Зеркала в их время были редкостью. В богатых домах Магории женщины использовали смотрильни – начищенные до блеска листы металла, а девицам попроще хватало отражения в бочке. Напольных зеркал, некогда популярных у меандрийцев, сохранилось немного, и все они стояли во дворцах Владычества Суран, а маленькие, вроде этого, чаще использовали ведьмы. В Магории зеркала покупали редко. Существовало поверье, что смотрящий в них человек способен потерять разум, поменявшись местами с собственным отражением, поэтому многие люди боялись к ним даже приближаться.
Ингмар посмотрел в зеркальце и улыбнулся. Если это и впрямь так, то все женщины в пустыне сотни лет назад поголовно лишились разума. Разумеется, в этих безделушках не было ничего мистического. Техника изготовления чистых зеркал была утеряна тысячу лет назад, и включала в себя не волшебство, а кропотливый и опасный труд сотен людей. Однако то единственное зеркало, которое он держал при себе – было исключением.

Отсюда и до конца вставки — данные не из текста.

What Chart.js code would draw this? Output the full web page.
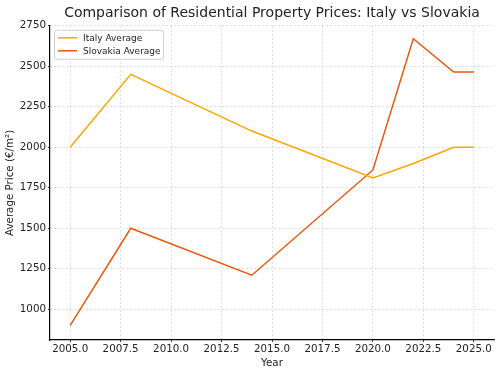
<!DOCTYPE html>
<html><head><meta charset="utf-8">
<script src="https://cdn.jsdelivr.net/npm/chart.js@4/dist/chart.umd.min.js"></script>
<style>html,body{margin:0;padding:0;background:#fff}#wrap{width:500px;height:374px}</style>
</head><body><div id="wrap"><canvas id="c" width="500" height="374"></canvas></div>
<script>
const years = [2005, 2008, 2014, 2020, 2022, 2024, 2025];
const italyAvg = [2000, 2450, 2100, 1810, 1900, 2000, 2000];
const slovakiaAvg = [900, 1500, 1210, 1860, 2670, 2465, 2465];
const seriesLabels = ['Italy Average', 'Slovakia Average'];
const seriesColors = ['#FFA500', '#E8590C'];
const xTickValues = [2005, 2007.5, 2010, 2012.5, 2015, 2017.5, 2020, 2022.5, 2025];
const yTickValues = [1000, 1250, 1500, 1750, 2000, 2250, 2500, 2750];
const FONT = "'DejaVu Sans', sans-serif";

const legendInside = {
  id: 'legendInside',
  afterDraw(chart) {
    const ctx = chart.ctx, a = chart.chartArea;
    const x = a.left + 4, y = a.top + 4, w = 109, h = 29;
    ctx.save();
    ctx.fillStyle = 'rgba(255,255,255,0.85)';
    ctx.strokeStyle = '#d0d0d0';
    ctx.lineWidth = 1;
    ctx.beginPath();
    ctx.roundRect(x + 0.5, y + 0.5, w, h, 2);
    ctx.fill(); ctx.stroke();
    ctx.font = '9px ' + FONT;
    ctx.textBaseline = 'middle';
    chart.data.datasets.forEach((ds, i) => {
      const ly = y + 8 + i * 13;
      ctx.strokeStyle = ds.borderColor; ctx.lineWidth = 1.5;
      ctx.beginPath(); ctx.moveTo(x + 4, ly); ctx.lineTo(x + 23, ly); ctx.stroke();
      ctx.fillStyle = '#222';
      ctx.fillText(ds.label, x + 29, ly + 0.5);
    });
    ctx.restore();
  }
};

new Chart(document.getElementById('c'), {
  type: 'line',
  data: {
    datasets: [
      { label: seriesLabels[0], data: years.map((y, i) => ({x: y, y: italyAvg[i]})), borderColor: seriesColors[0], borderWidth: 1.5, pointRadius: 0, tension: 0, fill: false },
      { label: seriesLabels[1], data: years.map((y, i) => ({x: y, y: slovakiaAvg[i]})), borderColor: seriesColors[1], borderWidth: 1.5, pointRadius: 0, tension: 0, fill: false }
    ]
  },
  options: {
    responsive: false, animation: false,
    layout: { padding: { left: 0, right: 6, top: 0, bottom: 0 } },
    plugins: {
      legend: { display: false },
      tooltip: { enabled: false },
      title: { display: true, fullSize: false, text: 'Comparison of Residential Property Prices: Italy vs Slovakia', color: '#222', font: { family: FONT, size: 14, weight: 'normal' }, padding: { top: 5, bottom: 4 } }
    },
    scales: {
      x: {
        type: 'linear', min: 2004, max: 2026,
        afterBuildTicks(s) { s.ticks = xTickValues.map(v => ({ value: v })); },
        ticks: { color: '#222', font: { family: FONT, size: 10.3 }, padding: 1, maxRotation: 0, autoSkip: false, callback: v => v.toFixed(1) },
        grid: { color: '#d3d3d3', lineWidth: 0.8, drawTicks: true, tickLength: 2, tickColor: '#000' },
        border: { display: true, color: '#000', width: 1.2, dash: [2, 2] },
        title: { display: true, text: 'Year', color: '#222', font: { family: FONT, size: 10.3 }, padding: { top: 0, bottom: 4 } },
        afterFit(s) { s.height = 34; }
      },
      y: {
        min: 810, max: 2750,
        afterBuildTicks(s) { s.ticks = yTickValues.map(v => ({ value: v })); },
        ticks: { color: '#222', font: { family: FONT, size: 10.3 }, padding: 2, autoSkip: false, callback: v => String(v) },
        grid: { color: '#d3d3d3', lineWidth: 0.8, drawTicks: true, tickLength: 2, tickColor: '#000' },
        border: { display: true, color: '#000', width: 1.2, dash: [2, 2] },
        title: { display: true, text: 'Average Price (€/m²)', color: '#222', font: { family: FONT, size: 10.3 }, padding: { top: 4, bottom: 0 } },
        afterFit(s) { s.width = 50; }
      }
    }
  },
  plugins: [legendInside]
});
</script></body></html>
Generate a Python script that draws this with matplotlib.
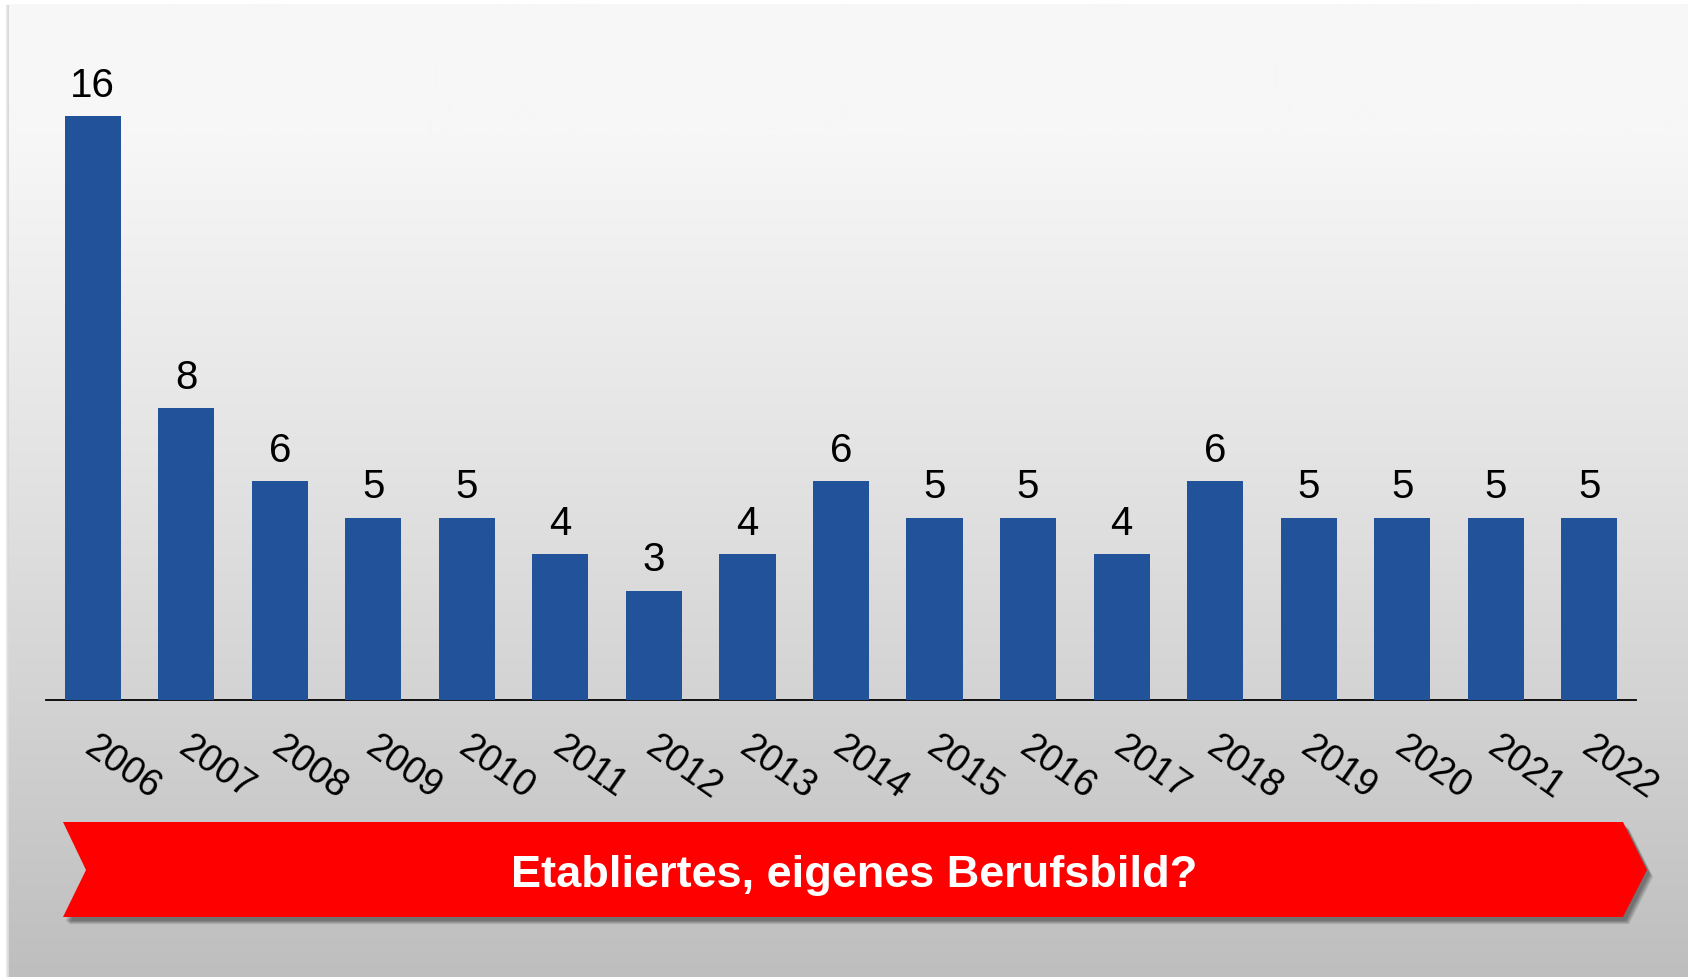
import numpy as np
import matplotlib
matplotlib.use("Agg")
import matplotlib.pyplot as plt
import matplotlib.transforms as mtransforms
from matplotlib.patches import Polygon

plt.rcParams['font.family'] = ['Liberation Sans', 'DejaVu Sans']

# Daten
years = ['2006', '2007', '2008', '2009', '2010', '2011', '2012', '2013', '2014',
         '2015', '2016', '2017', '2018', '2019', '2020', '2021', '2022']
counts = [16, 8, 6, 5, 5, 4, 3, 4, 6, 5, 5, 4, 6, 5, 5, 5, 5]
banner_text = 'Etabliertes, eigenes Berufsbild?'

BAR_COLOR = '#21529A'
W, H = 1688, 977


def px(x, y):
    """Bildpixel (oben links = 0,0) -> Figure-Koordinaten"""
    return x / W, 1 - y / H


fig = plt.figure(figsize=(W / 100, H / 100), dpi=100)
fig.patch.set_facecolor('white')

# Hintergrund mit Verlauf
bg = fig.add_axes([0, 0, 1, 1], zorder=0)
bg.set_xlim(0, W)
bg.set_ylim(H, 0)
bg.axis('off')
ys = np.array([0, 130, 450, 700, 977])
vals = np.array([247, 247, 228, 211, 190]) / 255
grad = np.interp(np.arange(H), ys, vals)[:, None] * np.ones((1, 2))
bg.imshow(np.dstack([grad, grad, grad]), extent=[9, W, H, 4], aspect='auto',
          interpolation='bilinear', zorder=1)
for i, a in enumerate([0.05, 0.09, 0.13]):
    bg.plot([6 + i, 6 + i], [5, H], color='black', alpha=a, lw=1, zorder=0.5)

# Balkendiagramm
ax = fig.add_axes([46 / W, (H - 700) / H, 1590 / W, 657 / H], zorder=2)
ax.patch.set_alpha(0)
x = np.arange(len(years))
bars = ax.bar(x, counts, width=0.6, color=BAR_COLOR, zorder=3)
ax.bar_label(bars, labels=[str(c) for c in counts], padding=8, fontsize=29, color='black')
ax.set_xlim(-0.5, len(years) - 0.5)
ax.set_ylim(0, 18)
for s in ['top', 'right', 'left']:
    ax.spines[s].set_visible(False)
ax.spines['bottom'].set_linewidth(1.3)
ax.spines['bottom'].set_color('black')
ax.set_yticks([])
ax.set_xticks(x)
ax.set_xticklabels(years, rotation=-35, ha='left', va='top', rotation_mode='anchor', fontsize=27)
ax.tick_params(axis='x', length=0, pad=21)
shift = mtransforms.ScaledTranslation(4 / 72, 0, fig.dpi_scale_trans)
for lbl in ax.get_xticklabels():
    lbl.set_transform(lbl.get_transform() + shift)

# roter Pfeil-Banner mit Schatten
pts = [(63, 822), (1623, 822), (1647, 870), (1623, 917), (63, 917), (86, 870)]
for k in range(7, 0, -1):
    sh = [px(a + 2 + k * 0.6, b + 3 + k * 0.6) for a, b in pts]
    fig.patches.append(Polygon(sh, closed=True, transform=fig.transFigure,
                               facecolor='black', edgecolor='none', alpha=0.07, zorder=3))
fig.patches.append(Polygon([px(a, b) for a, b in pts], closed=True, transform=fig.transFigure,
                           facecolor='#FF0000', edgecolor='none', zorder=4))
tx, ty = px(854, 887)
fig.text(tx, ty, banner_text, ha='center', va='baseline', fontsize=32.5,
         fontweight='bold', color='white', zorder=5)

fig.savefig('out.png', dpi=100, facecolor='white')
plt.close(fig)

Старый некромант Променон, которого он встретил в Ниппуре, утверждал, что оно было создано не для созерцания, а для истребления зла и отражения заклятий. С обратной стороны, среди узоров, были выгравированы три слова на меандрийском языке. Так называемое «повеление», а в их понимании просто заклинание, с помощью которого можно было пробудить силу артефакта.
– Сальвиум эст виктум, – по слогам произнес он, почувствовав, как предмет задрожал у него в руках. Значения этих слов он не понимал. Заклинание некромант перевел на фарзи и записал на пергаменте, который он теперь носил в конверте.
Перевернув зеркало, Ингмар осмотрел загоревшее лицо, которое раньше было бледным, как моровой гриб, и седые волосы, высушенные пустынным солнцем. Глядя в зеленые глаза, смотревшие на него из глубин зерцала, он вспомнил, как покинул Кременгольское герцогство и ушел за Белую тропу, как воевал среди гамеланцев, как сразил своего первого никта и стал рыцарем под крылом лорда Мэддокса. Многие годы он жил в седле, пока приказы короля не привели его в крепость Холдварг. Именно там, у подножия Монферонских гор шестнадцать лет назад он впервые увидел своего врага, и в последний раз заговорил с Айнхартом.